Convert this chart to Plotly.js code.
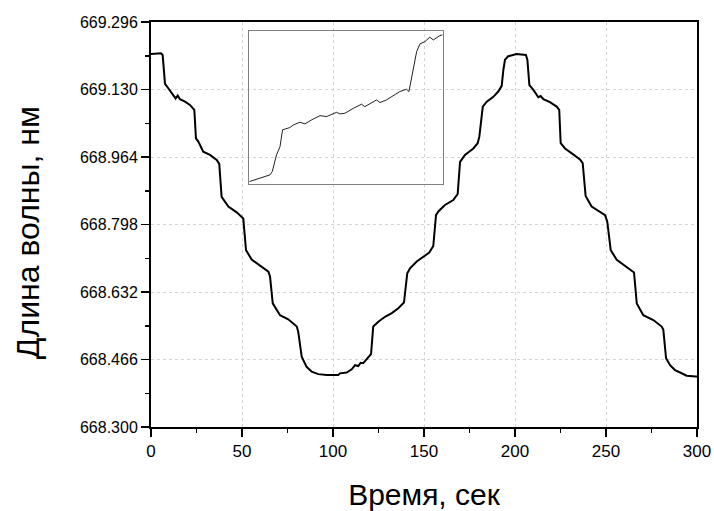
<!DOCTYPE html>
<html>
<head>
<meta charset="utf-8">
<script src="https://cdn.plot.ly/plotly-3.0.1.min.js"></script>
<style>html,body{margin:0;padding:0;background:#fff;}#chart{width:714px;height:511px;}</style>
</head>
<body>
<div id="chart"></div>
<script>
// Main series: time (s) and wavelength (nm)
const timeSec = [0, 5.5, 6.4, 7.7, 9.5, 12.3, 13.5, 14.7, 15.9, 18.7, 21.4, 23.8, 24.7, 26.0, 28.7, 32.4, 36.1, 37.5,
  38.8, 42.5, 47.1, 50.7, 52.2, 55.3, 59.9, 64.5, 65.4, 66.9, 70.9, 75.4, 80.1, 80.9, 82.8, 85.5, 88.3, 91.9, 96.5,
  102.9, 103.8, 107.5, 110.3, 112.1, 113.9, 115.2, 116.6, 118.5, 120.9, 122.1, 124.9, 128.6, 132.3, 135.9, 139.0,
  140.8, 142.3, 146.0, 150.5, 152.9, 155.1, 156.6, 157.9, 161.5, 166.1, 168.5, 169.8, 172.5, 177.1, 179.5, 180.4,
  182.3, 184.5, 188.1, 190.8, 192.7, 193.6, 194.5, 196.3, 200.9, 206.0, 206.8, 207.9, 210.1, 212.8, 214.1, 215.6,
  219.2, 222.9, 224.3, 225.1, 227.5, 231.2, 235.7, 237.2, 238.8, 242.1, 245.8, 249.5, 250.7, 252.6, 255.9, 261.4,
  265.4, 266.9, 270.5, 276.0, 280.6, 281.5, 283.0, 285.2, 287.9, 290.7, 294.3, 299.3, 300];
const wavelengthNm = [669.217, 669.219, 669.215, 669.144, 669.133, 669.114, 669.108, 669.115, 669.106, 669.100, 669.092,
  669.080, 669.010, 669.002, 668.977, 668.969, 668.957, 668.947, 668.866, 668.842, 668.828, 668.813, 668.735, 668.712,
  668.698, 668.682, 668.670, 668.604, 668.575, 668.565, 668.547, 668.534, 668.473, 668.448, 668.436, 668.430, 668.428,
  668.428, 668.432, 668.434, 668.442, 668.452, 668.450, 668.458, 668.457, 668.466, 668.479, 668.547, 668.559, 668.571,
  668.580, 668.592, 668.606, 668.678, 668.690, 668.707, 668.721, 668.729, 668.745, 668.821, 668.830, 668.846, 668.858,
  668.873, 668.952, 668.969, 668.985, 668.998, 669.014, 669.088, 669.100, 669.112, 669.125, 669.139, 669.178, 669.203,
  669.212, 669.217, 669.215, 669.203, 669.141, 669.129, 669.111, 669.114, 669.106, 669.099, 669.088, 669.080, 668.998,
  668.985, 668.973, 668.958, 668.949, 668.868, 668.842, 668.832, 668.821, 668.805, 668.735, 668.711, 668.693, 668.680,
  668.604, 668.575, 668.563, 668.547, 668.539, 668.469, 668.452, 668.440, 668.434, 668.426, 668.424, 668.424];

// Inset series (relative units)
const insetX = [0, 5.5, 10.7, 11.9, 14.1, 15.9, 17.2, 21.0, 22.8, 26.2, 28.8, 32.2, 36.6, 40.0, 45.2, 46.9, 49.5, 53.8,
  58.1, 59.8, 65.9, 67.6, 71.0, 77.9, 81.4, 82.6, 84.8, 86.6, 88.3, 90.9, 93.4, 95.2, 98.6, 100];
const insetY = [1.3, 3.5, 5.7, 7.9, 18.8, 24.2, 35.2, 36.7, 38.4, 40.2, 39.1, 41.7, 44.5, 43.9, 46.7, 45.6, 46.1, 49.3,
  52.0, 50.4, 54.8, 53.1, 54.8, 60.3, 61.8, 60.3, 74.5, 86.5, 91.5, 93.0, 95.9, 94.1, 96.9, 97.4];

// Tick labels
const xTickVals = [0, 50, 100, 150, 200, 250, 300];
const xTickText = ['0', '50', '100', '150', '200', '250', '300'];
const yTickVals = [668.300, 668.466, 668.632, 668.798, 668.964, 669.130, 669.296];
const yTickText = ['668.300', '668.466', '668.632', '668.798', '668.964', '669.130', '669.296'];

const FONT = 'Arial, "Liberation Sans", sans-serif';

const traces = [
  {x: timeSec, y: wavelengthNm, type: 'scatter', mode: 'lines', line: {color: '#000', width: 2}, xaxis: 'x', yaxis: 'y', hoverinfo: 'skip'},
  {x: insetX, y: insetY, type: 'scatter', mode: 'lines', line: {color: '#222', width: 1}, xaxis: 'x2', yaxis: 'y2', hoverinfo: 'skip'}
];

const layout = {
  width: 714, height: 511,
  margin: {l: 151, r: 17, t: 22, b: 84},
  paper_bgcolor: '#fff', plot_bgcolor: 'rgba(0,0,0,0)',
  showlegend: false,
  font: {family: FONT, color: '#000'},
  xaxis: {
    domain: [0, 1], range: [0, 300],
    tickvals: xTickVals, ticktext: xTickText,
    ticks: 'outside', ticklen: 8, tickwidth: 1.5, tickcolor: '#000',
    tickfont: {size: 17, family: FONT, color: '#000'},
    showline: true, linecolor: '#000', linewidth: 2, mirror: true,
    showgrid: true, gridcolor: '#d4d4d4', griddash: 'dot', gridwidth: 1,
    zeroline: false,
    minor: {dtick: 25, tick0: 0, ticks: 'outside', ticklen: 4, tickwidth: 1.5, tickcolor: '#000', showgrid: false},
    title: {text: 'Время, сек', font: {size: 30, family: FONT, color: '#000'}, standoff: 30}
  },
  yaxis: {
    domain: [0, 1], range: [668.300, 669.296],
    tickvals: yTickVals, ticktext: yTickText,
    ticks: 'outside', ticklen: 8, tickwidth: 1.5, tickcolor: '#000',
    tickfont: {size: 16, family: FONT, color: '#000'},
    showline: true, linecolor: '#000', linewidth: 2, mirror: true,
    showgrid: true, gridcolor: '#d4d4d4', griddash: 'dot', gridwidth: 1,
    zeroline: false,
    minor: {dtick: 0.083, tick0: 668.300, ticks: 'outside', ticklen: 4, tickwidth: 1.5, tickcolor: '#000', showgrid: false}
  },
  xaxis2: {
    domain: [0.180, 0.534], range: [0, 100], anchor: 'y2',
    showline: true, linecolor: '#808080', linewidth: 1, mirror: true,
    showgrid: false, zeroline: false, showticklabels: false, ticks: ''
  },
  yaxis2: {
    domain: [0.601, 0.978], range: [0, 100], anchor: 'x2',
    showline: true, linecolor: '#808080', linewidth: 1, mirror: true,
    showgrid: false, zeroline: false, showticklabels: false, ticks: ''
  },
  annotations: [{
    text: 'Длина волны, нм', textangle: -90, showarrow: false,
    xref: 'paper', yref: 'paper', x: -0.2253, y: 0.481, xanchor: 'center', yanchor: 'middle',
    font: {size: 32, family: FONT, color: '#000'}
  }]
};

Plotly.newPlot('chart', traces, layout, {displayModeBar: false, staticPlot: true});
</script>
</body>
</html>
──────────────────────────────
Go through the data above and transcribe it in full, omitting any image.

_EXERCISE RESULT:_
Convert this chart to Plotly.js code.
<!DOCTYPE html>
<html>
<head>
<meta charset="utf-8">
<script src="https://cdn.plot.ly/plotly-3.0.1.min.js"></script>
<style>html,body{margin:0;padding:0;background:#fff;}#chart{width:714px;height:511px;}</style>
</head>
<body>
<div id="chart"></div>
<script>
// Main series: time (s) and wavelength (nm)
const timeSec = [0, 5.5, 6.4, 7.7, 9.5, 12.3, 13.5, 14.7, 15.9, 18.7, 21.4, 23.8, 24.7, 26.0, 28.7, 32.4, 36.1, 37.5,
  38.8, 42.5, 47.1, 50.7, 52.2, 55.3, 59.9, 64.5, 65.4, 66.9, 70.9, 75.4, 80.1, 80.9, 82.8, 85.5, 88.3, 91.9, 96.5,
  102.9, 103.8, 107.5, 110.3, 112.1, 113.9, 115.2, 116.6, 118.5, 120.9, 122.1, 124.9, 128.6, 132.3, 135.9, 139.0,
  140.8, 142.3, 146.0, 150.5, 152.9, 155.1, 156.6, 157.9, 161.5, 166.1, 168.5, 169.8, 172.5, 177.1, 179.5, 180.4,
  182.3, 184.5, 188.1, 190.8, 192.7, 193.6, 194.5, 196.3, 200.9, 206.0, 206.8, 207.9, 210.1, 212.8, 214.1, 215.6,
  219.2, 222.9, 224.3, 225.1, 227.5, 231.2, 235.7, 237.2, 238.8, 242.1, 245.8, 249.5, 250.7, 252.6, 255.9, 261.4,
  265.4, 266.9, 270.5, 276.0, 280.6, 281.5, 283.0, 285.2, 287.9, 290.7, 294.3, 299.3, 300];
const wavelengthNm = [669.217, 669.219, 669.215, 669.144, 669.133, 669.114, 669.108, 669.115, 669.106, 669.100, 669.092,
  669.080, 669.010, 669.002, 668.977, 668.969, 668.957, 668.947, 668.866, 668.842, 668.828, 668.813, 668.735, 668.712,
  668.698, 668.682, 668.670, 668.604, 668.575, 668.565, 668.547, 668.534, 668.473, 668.448, 668.436, 668.430, 668.428,
  668.428, 668.432, 668.434, 668.442, 668.452, 668.450, 668.458, 668.457, 668.466, 668.479, 668.547, 668.559, 668.571,
  668.580, 668.592, 668.606, 668.678, 668.690, 668.707, 668.721, 668.729, 668.745, 668.821, 668.830, 668.846, 668.858,
  668.873, 668.952, 668.969, 668.985, 668.998, 669.014, 669.088, 669.100, 669.112, 669.125, 669.139, 669.178, 669.203,
  669.212, 669.217, 669.215, 669.203, 669.141, 669.129, 669.111, 669.114, 669.106, 669.099, 669.088, 669.080, 668.998,
  668.985, 668.973, 668.958, 668.949, 668.868, 668.842, 668.832, 668.821, 668.805, 668.735, 668.711, 668.693, 668.680,
  668.604, 668.575, 668.563, 668.547, 668.539, 668.469, 668.452, 668.440, 668.434, 668.426, 668.424, 668.424];

// Inset series (relative units)
const insetX = [0, 5.5, 10.7, 11.9, 14.1, 15.9, 17.2, 21.0, 22.8, 26.2, 28.8, 32.2, 36.6, 40.0, 45.2, 46.9, 49.5, 53.8,
  58.1, 59.8, 65.9, 67.6, 71.0, 77.9, 81.4, 82.6, 84.8, 86.6, 88.3, 90.9, 93.4, 95.2, 98.6, 100];
const insetY = [1.3, 3.5, 5.7, 7.9, 18.8, 24.2, 35.2, 36.7, 38.4, 40.2, 39.1, 41.7, 44.5, 43.9, 46.7, 45.6, 46.1, 49.3,
  52.0, 50.4, 54.8, 53.1, 54.8, 60.3, 61.8, 60.3, 74.5, 86.5, 91.5, 93.0, 95.9, 94.1, 96.9, 97.4];

// Tick labels
const xTickVals = [0, 50, 100, 150, 200, 250, 300];
const xTickText = ['0', '50', '100', '150', '200', '250', '300'];
const yTickVals = [668.300, 668.466, 668.632, 668.798, 668.964, 669.130, 669.296];
const yTickText = ['668.300', '668.466', '668.632', '668.798', '668.964', '669.130', '669.296'];

const FONT = 'Arial, "Liberation Sans", sans-serif';

const traces = [
  {x: timeSec, y: wavelengthNm, type: 'scatter', mode: 'lines', line: {color: '#000', width: 2}, xaxis: 'x', yaxis: 'y', hoverinfo: 'skip'},
  {x: insetX, y: insetY, type: 'scatter', mode: 'lines', line: {color: '#222', width: 1}, xaxis: 'x2', yaxis: 'y2', hoverinfo: 'skip'}
];

const layout = {
  width: 714, height: 511,
  margin: {l: 151, r: 17, t: 22, b: 84},
  paper_bgcolor: '#fff', plot_bgcolor: 'rgba(0,0,0,0)',
  showlegend: false,
  font: {family: FONT, color: '#000'},
  xaxis: {
    domain: [0, 1], range: [0, 300],
    tickvals: xTickVals, ticktext: xTickText,
    ticks: 'outside', ticklen: 8, tickwidth: 1.5, tickcolor: '#000',
    tickfont: {size: 17, family: FONT, color: '#000'},
    showline: true, linecolor: '#000', linewidth: 2, mirror: true,
    showgrid: true, gridcolor: '#d4d4d4', griddash: 'dot', gridwidth: 1,
    zeroline: false,
    minor: {dtick: 25, tick0: 0, ticks: 'outside', ticklen: 4, tickwidth: 1.5, tickcolor: '#000', showgrid: false},
    title: {text: 'Время, сек', font: {size: 30, family: FONT, color: '#000'}, standoff: 30}
  },
  yaxis: {
    domain: [0, 1], range: [668.300, 669.296],
    tickvals: yTickVals, ticktext: yTickText,
    ticks: 'outside', ticklen: 8, tickwidth: 1.5, tickcolor: '#000',
    tickfont: {size: 16, family: FONT, color: '#000'},
    showline: true, linecolor: '#000', linewidth: 2, mirror: true,
    showgrid: true, gridcolor: '#d4d4d4', griddash: 'dot', gridwidth: 1,
    zeroline: false,
    minor: {dtick: 0.083, tick0: 668.300, ticks: 'outside', ticklen: 4, tickwidth: 1.5, tickcolor: '#000', showgrid: false}
  },
  xaxis2: {
    domain: [0.180, 0.534], range: [0, 100], anchor: 'y2',
    showline: true, linecolor: '#808080', linewidth: 1, mirror: true,
    showgrid: false, zeroline: false, showticklabels: false, ticks: ''
  },
  yaxis2: {
    domain: [0.601, 0.978], range: [0, 100], anchor: 'x2',
    showline: true, linecolor: '#808080', linewidth: 1, mirror: true,
    showgrid: false, zeroline: false, showticklabels: false, ticks: ''
  },
  annotations: [{
    text: 'Длина волны, нм', textangle: -90, showarrow: false,
    xref: 'paper', yref: 'paper', x: -0.2253, y: 0.481, xanchor: 'center', yanchor: 'middle',
    font: {size: 32, family: FONT, color: '#000'}
  }]
};

Plotly.newPlot('chart', traces, layout, {displayModeBar: false, staticPlot: true});
</script>
</body>
</html>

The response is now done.